Look at it this way:
We often have to precisely position parts before we can start machine. This case is no different, the part just happens to be larger than the machine accomodates. But, you are still accurately positioning a part. In this case, you are doing so twice to finish it, or even more times. So you will need a strategy to get it accurately positioned.
You need precision areas on the part, and on some sort of fixture or setup, that align with each other. A key task of the very first setup, which probably won't be precisely aligned as it is raw stock, will be to create those precision areas as needed for the second setup, and so on.
The other issue to worry about is the rigidity of the setup. If the part is much bigger than the setup, it needs extra work to make the setup rigid. The part can lever against things, gravity droops things, etc., etc.
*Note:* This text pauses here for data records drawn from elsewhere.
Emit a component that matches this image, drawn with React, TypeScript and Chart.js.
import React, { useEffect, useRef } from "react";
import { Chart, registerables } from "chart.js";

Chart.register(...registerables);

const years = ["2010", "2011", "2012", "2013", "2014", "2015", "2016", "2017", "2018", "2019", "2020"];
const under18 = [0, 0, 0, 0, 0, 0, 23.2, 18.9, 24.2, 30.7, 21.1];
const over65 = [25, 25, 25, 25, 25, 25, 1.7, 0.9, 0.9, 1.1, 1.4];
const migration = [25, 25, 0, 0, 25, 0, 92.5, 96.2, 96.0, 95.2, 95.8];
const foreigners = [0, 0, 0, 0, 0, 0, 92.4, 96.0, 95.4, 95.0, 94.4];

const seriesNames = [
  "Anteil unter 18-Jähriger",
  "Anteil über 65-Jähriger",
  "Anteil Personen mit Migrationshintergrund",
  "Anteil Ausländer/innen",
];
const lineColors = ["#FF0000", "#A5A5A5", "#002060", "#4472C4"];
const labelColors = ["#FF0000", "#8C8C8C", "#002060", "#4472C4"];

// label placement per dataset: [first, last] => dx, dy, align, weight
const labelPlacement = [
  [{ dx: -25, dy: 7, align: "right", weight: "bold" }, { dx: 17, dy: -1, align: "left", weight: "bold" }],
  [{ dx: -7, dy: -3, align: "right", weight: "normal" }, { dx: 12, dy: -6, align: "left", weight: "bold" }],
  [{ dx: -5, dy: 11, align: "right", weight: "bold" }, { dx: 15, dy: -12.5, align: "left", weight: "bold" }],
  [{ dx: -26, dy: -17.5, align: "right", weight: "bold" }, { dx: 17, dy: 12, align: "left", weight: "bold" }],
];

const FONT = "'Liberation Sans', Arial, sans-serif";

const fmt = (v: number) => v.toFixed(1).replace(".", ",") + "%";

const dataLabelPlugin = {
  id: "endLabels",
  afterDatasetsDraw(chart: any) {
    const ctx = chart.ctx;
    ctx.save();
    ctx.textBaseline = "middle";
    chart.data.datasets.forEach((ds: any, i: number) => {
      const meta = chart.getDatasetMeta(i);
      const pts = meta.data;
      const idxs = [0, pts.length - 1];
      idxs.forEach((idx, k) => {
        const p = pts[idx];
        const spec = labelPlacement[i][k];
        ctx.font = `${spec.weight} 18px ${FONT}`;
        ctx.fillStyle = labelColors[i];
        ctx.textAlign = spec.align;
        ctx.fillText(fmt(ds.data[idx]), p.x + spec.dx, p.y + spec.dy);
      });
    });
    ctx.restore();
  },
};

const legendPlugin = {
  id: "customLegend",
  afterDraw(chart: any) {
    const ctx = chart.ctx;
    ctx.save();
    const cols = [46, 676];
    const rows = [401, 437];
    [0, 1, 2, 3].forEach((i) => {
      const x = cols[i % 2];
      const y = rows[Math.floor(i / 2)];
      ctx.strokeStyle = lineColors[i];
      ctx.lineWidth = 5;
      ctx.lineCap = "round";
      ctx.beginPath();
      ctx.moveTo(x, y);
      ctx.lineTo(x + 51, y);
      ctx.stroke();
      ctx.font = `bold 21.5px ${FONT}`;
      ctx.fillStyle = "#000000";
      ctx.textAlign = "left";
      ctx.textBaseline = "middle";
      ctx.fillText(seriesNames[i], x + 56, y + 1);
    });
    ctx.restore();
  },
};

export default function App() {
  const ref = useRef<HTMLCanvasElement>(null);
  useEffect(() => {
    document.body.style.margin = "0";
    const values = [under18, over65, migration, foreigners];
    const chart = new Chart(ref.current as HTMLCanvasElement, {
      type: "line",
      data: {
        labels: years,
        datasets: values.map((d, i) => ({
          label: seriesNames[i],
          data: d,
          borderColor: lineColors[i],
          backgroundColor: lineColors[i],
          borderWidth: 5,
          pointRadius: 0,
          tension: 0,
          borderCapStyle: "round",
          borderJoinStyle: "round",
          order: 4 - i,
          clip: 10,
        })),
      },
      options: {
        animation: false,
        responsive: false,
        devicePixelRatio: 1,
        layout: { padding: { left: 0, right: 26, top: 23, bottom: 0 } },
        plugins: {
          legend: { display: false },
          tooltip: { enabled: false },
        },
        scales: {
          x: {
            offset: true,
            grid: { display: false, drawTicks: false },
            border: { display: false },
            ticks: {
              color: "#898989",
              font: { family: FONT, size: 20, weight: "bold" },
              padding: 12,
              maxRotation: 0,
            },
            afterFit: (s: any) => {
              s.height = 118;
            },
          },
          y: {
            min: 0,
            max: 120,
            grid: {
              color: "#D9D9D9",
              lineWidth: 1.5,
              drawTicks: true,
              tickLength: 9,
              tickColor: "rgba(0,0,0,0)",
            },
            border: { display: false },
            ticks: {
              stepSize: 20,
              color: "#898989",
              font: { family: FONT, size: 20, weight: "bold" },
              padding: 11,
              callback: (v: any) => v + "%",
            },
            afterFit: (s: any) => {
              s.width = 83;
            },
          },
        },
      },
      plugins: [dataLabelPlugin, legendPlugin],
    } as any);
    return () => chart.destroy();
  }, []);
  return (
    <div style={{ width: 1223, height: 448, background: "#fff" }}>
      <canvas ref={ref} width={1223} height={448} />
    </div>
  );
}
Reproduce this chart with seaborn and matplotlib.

Think about a part that fits your table, but that is a lot bigger than your vise. You take steps to make the vise "bigger". You use jaws to play games:
Or you bring in some 2-4-6 blocks to lend more rigidity:
Or you support the ends of a long workpiece with machinist's jacks. Or you use two vises, sometimes with jaws that span the two vises. Fixture plates may be needed. And so on.
Do everything you can to promote rigidity. Support the part if it hands off the table very far at all so that it's weight isn't working against you setup to throw you off or tweak your machine.
CNC opens up a lot of possibilities versus manual machining too. You know where the various features on your part are. So you machine one setup, then you slide the part down. Leave a feature within reach of the spindle that you can edgefind and use that to reference your CNC DRO's after you've slid the part.
Make sure when you slide, you don't twist the part. It has to stay "in tram" relative to the machine while it is being slid. Check that with an indicator, don't assume it's true. Make your fixture facilitate that location as well.
You get the idea. It doesn't have to be too much of a PITA if you've planned ahead. Think of it has 2 different parts rather than 1 really difficult part.